The vandalism occurred during a week of nationwide — and global — protests against police brutality in the United States. The protests were triggered by the death of 46-year-old George Floyd, an African American man who died when a white police officer knelt on his neck for more than eight minutes during an arrest on May 25.
Gandhi’s statue was not the only memorial defaced in the past week.
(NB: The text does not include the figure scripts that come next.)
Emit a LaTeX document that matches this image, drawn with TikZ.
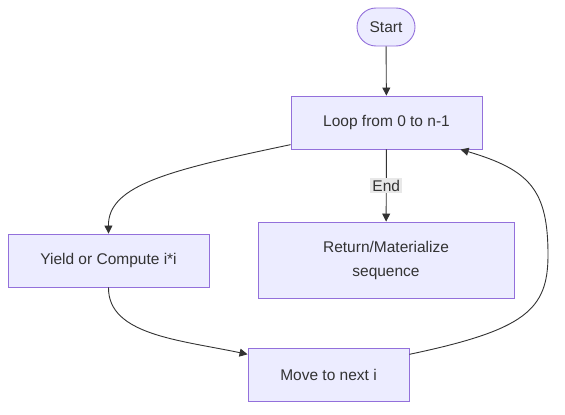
\documentclass[tikz,border=0pt]{standalone}
\usepackage{fontspec}
\setmainfont{Liberation Sans}
\usetikzlibrary{arrows.meta}
\definecolor{boxfill}{HTML}{ECECFF}
\definecolor{boxline}{HTML}{9370DB}
\definecolor{ink}{HTML}{333333}
\definecolor{tagfill}{HTML}{E8E8E8}
\begin{document}
\begin{tikzpicture}[x=1pt, y=-1pt, line width=0.9pt,
    main/.style = {draw=boxline, fill=boxfill, text=ink, inner sep=0pt, align=center,
                   font=\fontsize{15.5}{24}\selectfont},
    term/.style = {main, rounded corners=19pt},
    flow/.style = {draw=ink, -{Triangle[length=8pt,width=8pt]}},
    tag/.style = {fill=tagfill, text=ink, inner sep=2pt, font=\fontsize{15.5}{17}\selectfont}]
    \useasboundingbox (0,0) rectangle (565,415);
    \node[term, minimum width=58pt, minimum height=38pt] (start) at (386,27) {Start};
    \node[main, minimum width=191pt, minimum height=53pt] (loop) at (386.5,122.5) {Loop from 0 to n-1};
    \node[main, minimum width=201pt, minimum height=53pt] (yield) at (108.5,260.5) {Yield or Compute i*i};
    \node[main, minimum width=256pt, minimum height=76pt] (ret) at (386,260) {Return/Materialize\\sequence};
    \node[main, minimum width=161pt, minimum height=53pt] (move) at (328.5,374.5) {Move to next i};
    \draw[flow] (start) -- (loop);
    \draw[flow] (loop.193) .. controls (170,170) and (108,185) .. (yield.north);
    \draw[flow] (loop) -- node[tag] {End} (ret);
    \draw[flow] (yield.south) .. controls (108,335) and (180,340) .. (move.166);
    \draw[flow] (move.14) .. controls (525,330) and (548,310) .. (548,255)
        .. controls (548,190) and (530,170) .. (loop.-20);
\end{tikzpicture}
\end{document}
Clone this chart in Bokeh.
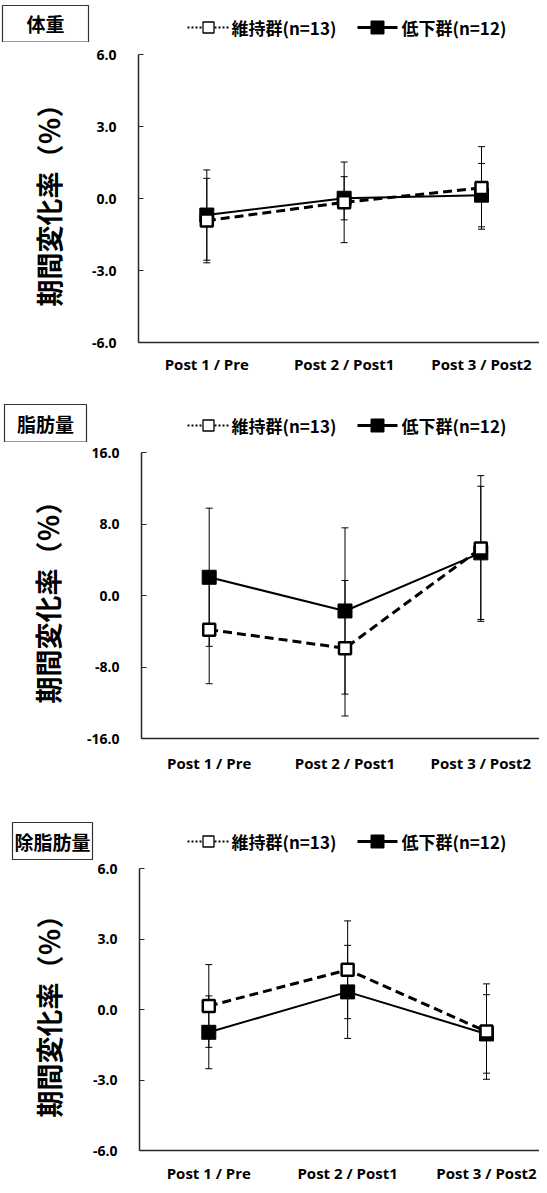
from bokeh.plotting import figure
from bokeh.models import Range1d, FixedTicker, PrintfTickFormatter
from bokeh.layouts import column
from bokeh.core.properties import value
from bokeh.embed import file_html
from bokeh.resources import INLINE

# ---------------- data ----------------
categories = ["Post 1 / Pre", "Post 2 / Post1", "Post 3 / Post2"]
x_pos = [1, 2, 3]

legend_maintain = "維持群(n=13)"
legend_decrease = "低下群(n=12)"
y_axis_title = "期間変化率（％）"
panel_titles = ["体重", "脂肪量", "除脂肪量"]

# 体重
weight_maintain_mean = [-0.92, -0.16, 0.44]
weight_maintain_sd = [1.76, 1.68, 1.72]
weight_decrease_mean = [-0.69, 0.01, 0.14]
weight_decrease_sd = [1.88, 0.90, 1.32]

# 脂肪量
fat_maintain_mean = [-3.82, -5.90, 5.26]
fat_maintain_sd = [6.05, 7.58, 8.15]
fat_decrease_mean = [2.04, -1.73, 4.77]
fat_decrease_sd = [7.73, 9.30, 7.45]

# 除脂肪量
ffm_maintain_mean = [0.15, 1.69, -0.94]
ffm_maintain_sd = [1.76, 2.08, 2.03]
ffm_decrease_mean = [-0.97, 0.75, -1.04]
ffm_decrease_sd = [1.55, 1.98, 1.67]

weight_ticks = [-6, -3, 0, 3, 6]
fat_ticks = [-16, -8, 0, 8, 16]
ffm_ticks = [-6, -3, 0, 3, 6]

# ---------------- layout (pixels, figure coordinates) ----------------
FIG_W = 539
panels = [
    dict(title=panel_titles[0], ticks=weight_ticks,
         m_mean=weight_maintain_mean, m_sd=weight_maintain_sd,
         d_mean=weight_decrease_mean, d_sd=weight_decrease_sd,
         head_h=42, box=(45, 23.25, 86, 36.5), legend_y=27,
         plot_h=356, frame_top=12, frame_h=288,
         frame_left=138, c1=206.3, c3=481.0, x_standoff=11, ylab_standoff=21),
    dict(title=panel_titles[1], ticks=fat_ticks,
         m_mean=fat_maintain_mean, m_sd=fat_maintain_sd,
         d_mean=fat_decrease_mean, d_sd=fat_decrease_sd,
         head_h=44, box=(45, 24.75, 82, 37.5), legend_y=27,
         plot_h=376, frame_top=10, frame_h=286,
         frame_left=141, c1=208.7, c3=480.3, x_standoff=14, ylab_standoff=17),
    dict(title=panel_titles[2], ticks=ffm_ticks,
         m_mean=ffm_maintain_mean, m_sd=ffm_maintain_sd,
         d_mean=ffm_decrease_mean, d_sd=ffm_decrease_sd,
         head_h=42, box=(52, 22.5, 80, 37), legend_y=23,
         plot_h=325, frame_top=8, frame_h=285,
         frame_left=139, c1=208.3, c3=486.0, x_standoff=12, ylab_standoff=22),
]

CJK = "Noto Sans CJK JP"
LAT = "Open Sans"
AX = "#262626"


def base_fig(w, h, xr, yr, **kw):
    p = figure(width=w, height=h, output_backend="svg", toolbar_location=None,
               x_range=xr, y_range=yr, **kw)
    p.frame_align = False
    p.outline_line_color = None
    p.grid.visible = False
    p.background_fill_color = "white"
    p.border_fill_color = "white"
    return p


def make_header(cfg):
    h = cfg["head_h"]
    p = base_fig(FIG_W, h, Range1d(0, FIG_W), Range1d(h, 0),
                 x_axis_location=None, y_axis_location=None, min_border=0)
    bx, by, bw, bh = cfg["box"]
    p.rect(x=[bx], y=[by], width=bw, height=bh, fill_color="white",
           line_color="#333333", line_width=1.2)
    p.text(x=[bx], y=[by], text=[cfg["title"]], text_align="center",
           text_baseline="middle", text_font=value(CJK), text_font_style="bold",
           text_font_size="19px", text_color="black")
    ly = cfg["legend_y"]
    # 維持群 symbol: dotted line + hollow square
    p.segment(x0=[187, 214], y0=[ly, ly], x1=[202, 229], y1=[ly, ly],
              line_color="black", line_width=2, line_dash="2 2")
    p.scatter(x=[208], y=[ly], marker="square", size=11, fill_color="white",
              line_color="black", line_width=1.3)
    # 低下群 symbol: solid line + filled square
    p.segment(x0=[357], y0=[ly], x1=[397], y1=[ly], line_color="black", line_width=3)
    p.scatter(x=[377], y=[ly], marker="square", size=13, fill_color="black",
              line_color="black", line_width=1)
    p.text(x=[231, 401], y=[ly, ly], text=[legend_maintain, legend_decrease],
           text_align="left", text_baseline="middle", text_font=value(CJK),
           text_font_style="bold", text_font_size="17px", text_color="black")
    return p


def make_panel(cfg):
    s = (cfg["c3"] - cfg["c1"]) / 2.0
    x0 = 1 - (cfg["c1"] - cfg["frame_left"]) / s
    x1 = 3 + (FIG_W - cfg["c3"]) / s
    ticks = cfg["ticks"]
    p = base_fig(FIG_W, cfg["plot_h"], Range1d(x0, x1), Range1d(ticks[0], ticks[-1]),
                 min_border_left=cfg["frame_left"], min_border_right=0,
                 min_border_top=cfg["frame_top"],
                 min_border_bottom=cfg["plot_h"] - cfg["frame_top"] - cfg["frame_h"])

    xa = p.xaxis[0]
    xa.ticker = FixedTicker(ticks=x_pos)
    xa.major_label_overrides = {x: c for x, c in zip(x_pos, categories)}
    xa.major_tick_in = 0
    xa.major_tick_out = 0
    xa.minor_tick_line_color = None
    xa.axis_line_color = AX
    xa.axis_line_width = 1.5
    xa.major_label_text_font = LAT
    xa.major_label_text_font_style = "bold"
    xa.major_label_text_font_size = "15px"
    xa.major_label_text_color = "black"
    xa.major_label_standoff = cfg["x_standoff"]

    ya = p.yaxis[0]
    ya.ticker = FixedTicker(ticks=ticks)
    ya.formatter = PrintfTickFormatter(format="%.1f")
    ya.major_tick_in = 5
    ya.major_tick_out = 0
    ya.major_tick_line_color = AX
    ya.major_tick_line_width = 1
    ya.minor_tick_line_color = None
    ya.axis_line_color = AX
    ya.axis_line_width = 1.5
    ya.major_label_text_font = LAT
    ya.major_label_text_font_style = "bold"
    ya.major_label_text_font_size = "14px"
    ya.major_label_text_color = "black"
    ya.major_label_standoff = 22
    ya.axis_label = y_axis_title
    ya.axis_label_text_font = CJK
    ya.axis_label_text_font_style = "bold"
    ya.axis_label_text_font_size = "27px"
    ya.axis_label_text_color = "black"
    ya.axis_label_standoff = cfg["ylab_standoff"]

    m_lo = [m - e for m, e in zip(cfg["m_mean"], cfg["m_sd"])]
    m_hi = [m + e for m, e in zip(cfg["m_mean"], cfg["m_sd"])]
    d_lo = [m - e for m, e in zip(cfg["d_mean"], cfg["d_sd"])]
    d_hi = [m + e for m, e in zip(cfg["d_mean"], cfg["d_sd"])]

    for lo, hi in ((d_lo, d_hi), (m_lo, m_hi)):
        p.segment(x0=x_pos, y0=lo, x1=x_pos, y1=hi, line_color="black", line_width=1)
        p.scatter(x=x_pos, y=lo, marker="dash", size=7, line_color="black", line_width=1)
        p.scatter(x=x_pos, y=hi, marker="dash", size=7, line_color="black", line_width=1)

    p.line(x=x_pos, y=cfg["d_mean"], line_color="black", line_width=2)
    p.scatter(x=x_pos, y=cfg["d_mean"], marker="square", size=14,
              fill_color="black", line_color="black", line_width=1)
    p.line(x=x_pos, y=cfg["m_mean"], line_color="black", line_width=3, line_dash="9 5")
    p.scatter(x=x_pos, y=cfg["m_mean"], marker="square", size=12,
              fill_color="white", line_color="black", line_width=2.5)
    return p


figs = []
for c in panels:
    figs.append(make_header(c))
    figs.append(make_panel(c))
layout = column(*figs, spacing=0)

open("out.html", "w").write(file_html(layout, INLINE))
In Washington, D.C., a historic church was burned down and both the National Monument and Lincoln Memorial were spray painted.
It is not clear the extent of damage to the Gandhi statue, since it was covered up immediately after the incident.
A press statement from the Embassy of India stated the statue was “vandalized with graffiti/spray paint by unknown persons.”
The statement read, “The Embassy has taken up the matter with the US Department of State for early investigation into the matter, as also with the Metropolitan Police and National Park Service. The Embassy is working with the US Department of State, Metropolitan Police and National Park Service for expeditious restoration of the statue at the park.”
Much of the world came to know about the vandalism when U.S. Ambassador to India Ken Juster tweeted about the incident on Twitter and with an apology. He wrote: “So sorry to see the desecration of the Gandhi statue in Wash, DC. Please accept our sincere apologies. Appalled as well by the horrific death of George Floyd & the awful violence & vandalism. We stand against prejudice & discrimination of any type. We will recover & be better.”
The bronze memorial was erected on September 16, 2000, as a gift from the Indian Council for Cultural Relations. It was unveiled during a state visit by then-Prime Minister Atal Bihari Vajpayee, in the presence of the then US president Bill Clinton.